When Baltimore City Councilmember Kristerfer Burnett was first elected in 2016, he remembers ordering a book online in hopes of learning what to do next.
Despite having a master’s degree in public policy, Burnett told Blue Tent, “It’s like, ‘I won my local election, what do I do now?’” Baltimore doesn’t offer any kind of onboarding or training for its local elected officials. “I was given a phone, a computer, and told to go.”
Then Kristerfer was invited to his first Local Progress training. Since then, he said, the organization “has been central to my development as a local official,” making it possible for him to craft and pass legislation creating a Fair Election Fund to lessen the impact of private money on local elections. Today, Kristerfer serves on Local Progress’ board of directors, is a trainer in the organization’s Progressive Governance Academy, and is a founding member of the Local Progress Black Caucus.
In St. Louis, meanwhile, Local Progress makes it possible for Alderwoman Megan Green to do a better job “playing a lot of defense… because we don’t have the numbers we need in terms of elected officials yet in order to play offense in a meaningful way.” On the other hand, Green said, Local Progress helped her start to “change the narrative” on police funding in 2017, years before the murder of George Floyd. By the time of Floyd’s murder, Green said, an op-ed she co-authored and other advocacy work on the issue created an environment where a lot of people had a sense of how much money was being spent on “the incarcerate model of public safety” instead of the human services that prevent crime in the first place.
“Narratives have to change to change public sentiment, and public sentiment has to change before policy ever changes,” Green said.
Part of a larger infrastructure
Founded in 2012 as a project of the Center for Popular Democracy, Local Progress works with State Innovation Exchange (SiX) and re:power to hold “at least 24 trainings a year” for local elected officials, with 15 to 30 participants in each training. In 2020, 679 local elected officials—city council members, mayors, school board members, county officials, and others—participated in Progressive Governance Academy sessions, according to Local Progress Communications Director Trisa Taro.
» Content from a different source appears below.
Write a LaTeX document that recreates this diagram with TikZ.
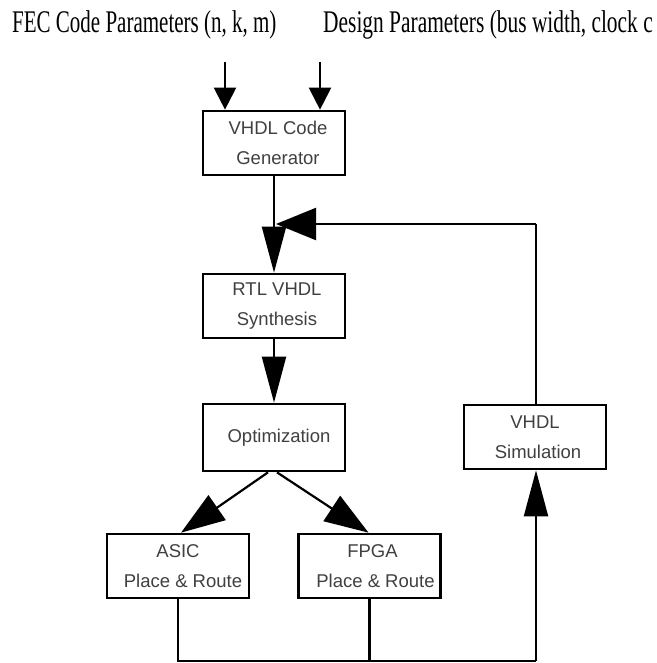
\documentclass[tikz,border=0pt]{standalone}
\usepackage{fontspec}
\setmainfont{Liberation Serif}
\newfontfamily\boxfont{Liberation Sans}
\usetikzlibrary{arrows.meta}
\tikzset{
  blk/.style={draw=black, line width=2.7pt, fill=white, minimum width=142pt, minimum height=64pt,
    inner sep=0pt, align=center, text=black!75, font=\boxfont\fontsize{18.5}{30}\selectfont},
  conn/.style={draw=black, line width=2.2pt},
  bigarr/.style={conn, -{Triangle[length=46pt,width=24pt]}},
  smallarr/.style={conn, -{Triangle[length=22pt,width=22pt]}},
  diagarr/.style={conn, -{Triangle[length=44pt,width=30pt]}},
  fbarr/.style={conn, -{Triangle[length=40pt,width=32pt]}},
  toptext/.style={anchor=base west, inner sep=0pt, font=\fontsize{21}{24}\selectfont}
}
\begin{document}
\begin{tikzpicture}[x=1pt,y=-1pt]
\useasboundingbox (0,0) rectangle (656,663);
% top texts
\node[toptext] (t1) at (12,33) {\scalebox{1}[1.5]{FEC Code Parameters (n, k, m)}};
\node[toptext] (t2) at (323,33) {\scalebox{1.02}[1.5]{Design Parameters (bus width, clock c}};
% boxes
\node[blk] (b1) at (274,143) {\hspace*{8pt}VHDL Code\\\hspace*{8pt}Generator};
\node[blk] (b2) at (274,306) {\hspace*{6pt}RTL VHDL\\\hspace*{6pt}Synthesis};
\node[blk, minimum height=67pt] (b3) at (274,437.5) {\hspace*{10pt}Optimization};
\node[blk] (b4) at (535,437) {VHDL\\\hspace*{6pt}Simulation};
\node[blk] (b5) at (178,566) {ASIC\\\hspace*{10pt}Place \& Route};
\node[blk] (b6) at (369.5,566) {\hspace*{6pt}FPGA\\\hspace*{12pt}Place \& Route};
% input coordinates
\coordinate (in1) at (225,62);
\coordinate (in2) at (320,62);
\draw[smallarr] (in1) -- (in1 |- b1.north);
\draw[smallarr] (in2) -- (in2 |- b1.north);
% main flow
\draw[bigarr] (b1.south) -- (b2.north);
\draw[bigarr] (b2.south) -- (b3.north);
\draw[diagarr] ([xshift=-6pt]b3.south) -- ([xshift=3pt]b5.north);
\draw[diagarr] ([xshift=3pt]b3.south) -- ([xshift=-1pt]b6.north);
% bottom bus
\coordinate (bl) at (178,661);
\coordinate (br) at (536,661);
\draw[conn] (b5.south) -- (bl) -- (br);
\draw[conn] (b6.south) -- (b6.south |- bl);
\draw[bigarr] (br) -- (br |- b4.south);
% feedback
\coordinate (fr) at (536,224);
\coordinate (fl) at (276,224);
\draw[conn] (br |- b4.north) -- (fr);
\draw[fbarr] (fr) -- (fl);
\end{tikzpicture}
\end{document}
Teaching local officials how to govern and advocate for progressive priorities is just one facet of what Local Progress has to offer. Baltimore’s Councilmember Burnett told Blue Tent that the organization’s yearly policy guide is “one of my favorite Christmas presents.” Other resources include policy briefs and the ability to network and exchange notes with 1,100 Local Progress members in 46 states.
“One of the things that we know is that the challenges that people face in Baltimore city are very similar to what people are dealing with in St. Louis and New York and Philadelphia,” Burnett said, so “being able to tap into a national network of staff and other local folks who are really incredibly smart folks who are doing amazing work” insures that Local Progress members can “put out a really good set of proposals that can really help families across this country.”
“We know that the most transformative change is possible when activists and advocates and allied elected officials are working in close strategic partnership,” said Local Progress Executive Director Sarah Johnson. “Our guiding principle is that the synergy between grassroots organizing and local politics builds progressive power and makes meaningful and immediate change in people’s lives.”
Think locally
When Johnson says that changes made at the local level can be “meaningful,” if anything she may be understating the case.
For example: “Most police practices are local issues,” said St. Louis Alderwoman Green, with local officials able to set policy on everything from the use of chokeholds to restricting local departments’ power to arrest people for activities that are technically illegal but also cause no harm.
“It’s [also] within our power to change the amount of resources that we have going into an arrest-and-incarcerate model of public safety,” Green added, and to redirect those funds into essential public services like education, affordable housing, “and all of these things that have been cut over the years to pay for bloated police budgets.”
While Local Progress focuses on the lowest levels of government, its ambitions reach nationwide. That ambition is reflected in “Dare to Reimagine,” which the project’s web page says is “a framework for building a just and equitable future from the ground up.” So far, more than 300 elected officials have joined with movement allies and local community partners in committing to the effort, which aims to “reimagine” and build policy change in five areas: public budgets, communities, neighborhood design and development, local economies, and democracy.
A growing track record
The project’s website also details 50 policy wins and organizing efforts across the U.S., “and serves as an important reminder that the work to move our country forward is already happening at the local level,” Johnson explained.
The organization’s leaders are also aware that they’re helping to build a deep bench of officials who can use what they’ve learned from Local Progress should they run for higher office.
“Every year, we have members who go on to run and win elected office at the state and federal level. For example, Ritchie Torres and Ayanna Pressley are both former members,” Taro told Blue Tent. While getting local officials ready for higher office isn’t one of the group’s “explicit goals,” she added, by supporting the development of local leaders at the beginning of their careers and helping them advocate for policies in line with their values, “we believe we are creating a foundation that will stay with them as they advance.”